#### PROBLEM REQUIREMENTS
Retype the data exactly, from its first line to the line containing "fig = go.Figure()", including both, and skip any picture.

++++++

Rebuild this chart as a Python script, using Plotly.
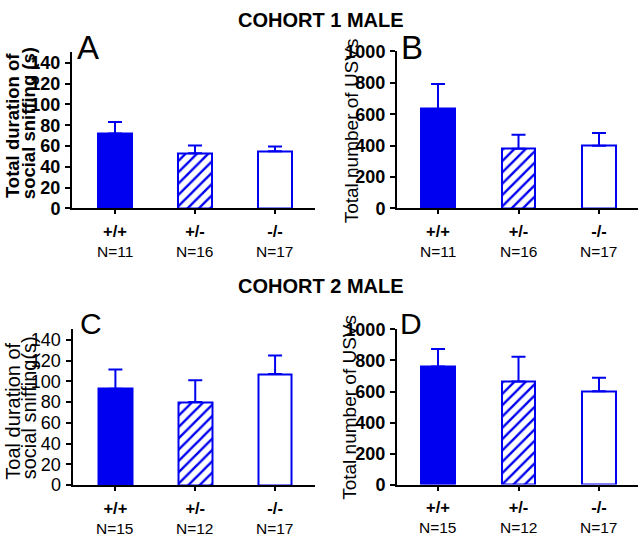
import plotly.graph_objects as go

# ---- data ----
genotypes = ["+/+", "+/-", "-/-"]
n_cohort1 = ["N=11", "N=16", "N=17"]
n_cohort2 = ["N=15", "N=12", "N=17"]

sniff_c1_mean = [72, 53, 55]
sniff_c1_sem = [11, 7.5, 4.5]
usv_c1_mean = [634, 380, 399]
usv_c1_sem = [159, 90, 81]
sniff_c2_mean = [93, 80, 107]
sniff_c2_sem = [18.5, 21, 18]
usv_c2_mean = [762, 665, 602]
usv_c2_sem = [112, 159, 86]

sniff_ticks = [0, 20, 40, 60, 80, 100, 120, 140]
usv_ticks = [0, 200, 400, 600, 800, 1000]

BLUE = "#0000f0"
FONT = "Liberation Sans, Arial, sans-serif"
W, H = 640, 543

fig = go.Figure()

panels = [
    ("", sniff_c1_mean, sniff_c1_sem, n_cohort1, [0, 150], sniff_ticks, (72, 315), (44, 206), True, [-0.5375, 2.5]),
    ("2", usv_c1_mean, usv_c1_sem, n_cohort1, [0, 1000], usv_ticks, (397, 638), (43, 206), True, [-0.509, 2.484]),
    ("3", sniff_c2_mean, sniff_c2_sem, n_cohort2, [0, 150], sniff_ticks, (72.5, 315), (331.7, 493.3), False, [-0.5375, 2.5]),
    ("4", usv_c2_mean, usv_c2_sem, n_cohort2, [0, 1000], usv_ticks, (397, 638), (331.7, 492.7), True, [-0.509, 2.484]),
]

xs = [0, 1, 2]
annotations = []
for suf, means, sems, nlab, yr, yt, xpx, ypx, bold, xr in panels:
    xa = "x" + suf
    ya = "y" + suf
    colors = [BLUE, BLUE, "white"]
    shapes = ["", "/", ""]
    fig.add_trace(go.Bar(
        x=xs, y=means, xaxis=xa, yaxis=ya, width=0.42,
        marker=dict(color=colors, line=dict(color=BLUE, width=2),
                    pattern=dict(shape=shapes, fgcolor=BLUE, bgcolor="white",
                                 fgopacity=1, size=8, solidity=0.3, fillmode="replace")),
        error_y=dict(type="data", array=sems, arrayminus=[0, 0, 0], symmetric=False,
                     color=BLUE, thickness=2, width=7),
        showlegend=False,
    ))
    dom_x = [xpx[0] / W, xpx[1] / W]
    dom_y = [1 - ypx[1] / H, 1 - ypx[0] / H]
    tickfmt = (lambda v: f"<b>{v}</b>") if bold else (lambda v: f"{v}")
    fig.layout["xaxis" + suf] = dict(
        domain=dom_x, range=xr, anchor=ya, showline=True, linecolor="black", linewidth=2,
        ticks="outside", ticklen=4, tickwidth=2, tickcolor="black",
        tickvals=xs, ticktext=[f"<b>{g}</b>" for g in genotypes],
        tickfont=dict(family=FONT, size=16.5, color="black"),
        ticklabelstandoff=3,
        showgrid=False, zeroline=False, fixedrange=True,
    )
    fig.layout["yaxis" + suf] = dict(
        domain=dom_y, range=yr, anchor=xa, showline=True, linecolor="black", linewidth=2,
        ticks="outside", ticklen=5, tickwidth=1.5, tickcolor="black",
        tickvals=yt, ticktext=[tickfmt(v) for v in yt],
        tickfont=dict(family=FONT, size=18, color="black"),
        ticklabelstandoff=1,
        showgrid=False, zeroline=False, fixedrange=True,
    )
    for i, t in enumerate(nlab):
        annotations.append(dict(x=xs[i], y=0, xref=xa, yref=ya, text=t, showarrow=False,
                                yanchor="middle", xanchor="center", yshift=-43,
                                font=dict(family=FONT, size=15.5, color="black")))

def ann(x, y, text, size, angle=0, xanchor="center"):
    return dict(x=x / W, y=1 - y / H, xref="paper", yref="paper", text=text, showarrow=False,
                xanchor=xanchor, yanchor="middle", textangle=angle,
                font=dict(family=FONT, size=size, color="black"))

annotations += [
    ann(321, 10, "<b>COHORT 1 MALE</b>", 20),
    ann(321, 287, "<b>COHORT 2 MALE</b>", 20),
    ann(88, 39, "A", 33),
    ann(412, 39, "B", 33),
    ann(91, 325, "C", 30),
    ann(411, 325, "D", 30),
    # panel A y-title (two lines)
    ann(0, 120, "<b>Total duration of</b>", 18.5, -90, "left"),
    ann(28.5, 118, "<b>social sniffing (s)</b>", 18.5, -90),
    # panel B
    ann(351, 126, "Total number of USVs", 19, -90),
    # panel C y-title (two lines)
    ann(0, 417, "Toal duration of", 20, -90, "left"),
    ann(28.5, 413, "social sniffing(s)", 20, -90),
    # panel D
    ann(350, 413, "Total number of USVs", 19, -90),
]

fig.update_layout(
    width=W, height=H, margin=dict(l=0, r=0, t=0, b=0),
    paper_bgcolor="white", plot_bgcolor="white",
    annotations=annotations, bargap=0,
)

fig.write_html("out.html", config={"displayModeBar": False},
               post_script="document.body.style.margin='0px';")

++++++

#### TASK SOLUTION
Rebuild this chart as a Python script, using Plotly.
import plotly.graph_objects as go

# ---- data ----
genotypes = ["+/+", "+/-", "-/-"]
n_cohort1 = ["N=11", "N=16", "N=17"]
n_cohort2 = ["N=15", "N=12", "N=17"]

sniff_c1_mean = [72, 53, 55]
sniff_c1_sem = [11, 7.5, 4.5]
usv_c1_mean = [634, 380, 399]
usv_c1_sem = [159, 90, 81]
sniff_c2_mean = [93, 80, 107]
sniff_c2_sem = [18.5, 21, 18]
usv_c2_mean = [762, 665, 602]
usv_c2_sem = [112, 159, 86]

sniff_ticks = [0, 20, 40, 60, 80, 100, 120, 140]
usv_ticks = [0, 200, 400, 600, 800, 1000]

BLUE = "#0000f0"
FONT = "Liberation Sans, Arial, sans-serif"
W, H = 640, 543

fig = go.Figure()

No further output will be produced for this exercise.